(DATASET EXCERPT)
- - - - -
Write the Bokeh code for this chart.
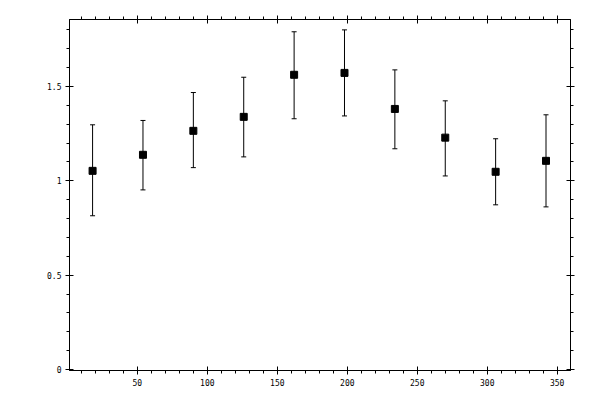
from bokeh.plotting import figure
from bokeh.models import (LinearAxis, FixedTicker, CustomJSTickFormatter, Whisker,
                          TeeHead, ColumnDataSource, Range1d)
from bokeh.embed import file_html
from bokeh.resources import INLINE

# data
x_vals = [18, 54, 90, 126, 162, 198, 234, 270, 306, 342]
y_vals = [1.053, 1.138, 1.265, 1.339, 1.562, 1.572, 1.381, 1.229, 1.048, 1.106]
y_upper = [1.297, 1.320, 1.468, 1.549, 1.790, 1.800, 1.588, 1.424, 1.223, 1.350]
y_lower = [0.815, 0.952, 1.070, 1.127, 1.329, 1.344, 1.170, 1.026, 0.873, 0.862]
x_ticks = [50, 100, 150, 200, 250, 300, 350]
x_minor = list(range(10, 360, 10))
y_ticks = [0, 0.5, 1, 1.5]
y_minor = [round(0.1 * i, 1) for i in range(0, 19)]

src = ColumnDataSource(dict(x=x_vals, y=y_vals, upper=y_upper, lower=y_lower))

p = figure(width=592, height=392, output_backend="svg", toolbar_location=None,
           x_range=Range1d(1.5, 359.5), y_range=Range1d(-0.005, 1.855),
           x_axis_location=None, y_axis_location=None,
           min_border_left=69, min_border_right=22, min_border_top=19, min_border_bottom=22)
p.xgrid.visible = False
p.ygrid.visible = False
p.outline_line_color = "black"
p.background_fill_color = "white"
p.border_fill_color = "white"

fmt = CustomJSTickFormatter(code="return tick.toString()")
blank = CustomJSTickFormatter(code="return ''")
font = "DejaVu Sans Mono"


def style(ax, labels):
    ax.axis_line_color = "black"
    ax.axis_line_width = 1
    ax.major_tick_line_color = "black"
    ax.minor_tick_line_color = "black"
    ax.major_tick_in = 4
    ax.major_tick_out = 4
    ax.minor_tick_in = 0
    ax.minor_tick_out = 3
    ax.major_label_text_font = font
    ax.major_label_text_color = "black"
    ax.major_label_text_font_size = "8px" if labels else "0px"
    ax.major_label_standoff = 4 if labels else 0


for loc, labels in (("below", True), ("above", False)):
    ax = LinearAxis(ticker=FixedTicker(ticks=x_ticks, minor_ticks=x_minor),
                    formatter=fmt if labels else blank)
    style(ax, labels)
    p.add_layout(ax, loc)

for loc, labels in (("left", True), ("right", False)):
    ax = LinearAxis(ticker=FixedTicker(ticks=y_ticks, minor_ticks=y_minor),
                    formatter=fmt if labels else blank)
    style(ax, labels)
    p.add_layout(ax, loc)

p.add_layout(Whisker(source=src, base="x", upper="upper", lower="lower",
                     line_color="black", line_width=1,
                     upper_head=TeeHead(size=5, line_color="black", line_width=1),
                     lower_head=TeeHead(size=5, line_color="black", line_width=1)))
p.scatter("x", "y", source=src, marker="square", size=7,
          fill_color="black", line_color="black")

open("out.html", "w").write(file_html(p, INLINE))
- - - - -
(WRITTEN INSTRUCTION) Working from the material above, transcribe it exactly while omitting pictures.

(RESPONSE TO THIS EXERCISE)
Write the Bokeh code for this chart.
from bokeh.plotting import figure
from bokeh.models import (LinearAxis, FixedTicker, CustomJSTickFormatter, Whisker,
                          TeeHead, ColumnDataSource, Range1d)
from bokeh.embed import file_html
from bokeh.resources import INLINE

# data
x_vals = [18, 54, 90, 126, 162, 198, 234, 270, 306, 342]
y_vals = [1.053, 1.138, 1.265, 1.339, 1.562, 1.572, 1.381, 1.229, 1.048, 1.106]
y_upper = [1.297, 1.320, 1.468, 1.549, 1.790, 1.800, 1.588, 1.424, 1.223, 1.350]
y_lower = [0.815, 0.952, 1.070, 1.127, 1.329, 1.344, 1.170, 1.026, 0.873, 0.862]
x_ticks = [50, 100, 150, 200, 250, 300, 350]
x_minor = list(range(10, 360, 10))
y_ticks = [0, 0.5, 1, 1.5]
y_minor = [round(0.1 * i, 1) for i in range(0, 19)]

src = ColumnDataSource(dict(x=x_vals, y=y_vals, upper=y_upper, lower=y_lower))

p = figure(width=592, height=392, output_backend="svg", toolbar_location=None,
           x_range=Range1d(1.5, 359.5), y_range=Range1d(-0.005, 1.855),
           x_axis_location=None, y_axis_location=None,
           min_border_left=69, min_border_right=22, min_border_top=19, min_border_bottom=22)
p.xgrid.visible = False
p.ygrid.visible = False
p.outline_line_color = "black"
p.background_fill_color = "white"
p.border_fill_color = "white"

fmt = CustomJSTickFormatter(code="return tick.toString()")
blank = CustomJSTickFormatter(code="return ''")
font = "DejaVu Sans Mono"


def style(ax, labels):
    ax.axis_line_color = "black"
    ax.axis_line_width = 1
    ax.major_tick_line_color = "black"
    ax.minor_tick_line_color = "black"
    ax.major_tick_in = 4
    ax.major_tick_out = 4
    ax.minor_tick_in = 0
    ax.minor_tick_out = 3
    ax.major_label_text_font = font
    ax.major_label_text_color = "black"
    ax.major_label_text_font_size = "8px" if labels else "0px"
    ax.major_label_standoff = 4 if labels else 0


for loc, labels in (("below", True), ("above", False)):
    ax = LinearAxis(ticker=FixedTicker(ticks=x_ticks, minor_ticks=x_minor),
                    formatter=fmt if labels else blank)
    style(ax, labels)
    p.add_layout(ax, loc)

for loc, labels in (("left", True), ("right", False)):
    ax = LinearAxis(ticker=FixedTicker(ticks=y_ticks, minor_ticks=y_minor),
                    formatter=fmt if labels else blank)
    style(ax, labels)
    p.add_layout(ax, loc)

p.add_layout(Whisker(source=src, base="x", upper="upper", lower="lower",
                     line_color="black", line_width=1,
                     upper_head=TeeHead(size=5, line_color="black", line_width=1),
                     lower_head=TeeHead(size=5, line_color="black", line_width=1)))
p.scatter("x", "y", source=src, marker="square", size=7,
          fill_color="black", line_color="black")

open("out.html", "w").write(file_html(p, INLINE))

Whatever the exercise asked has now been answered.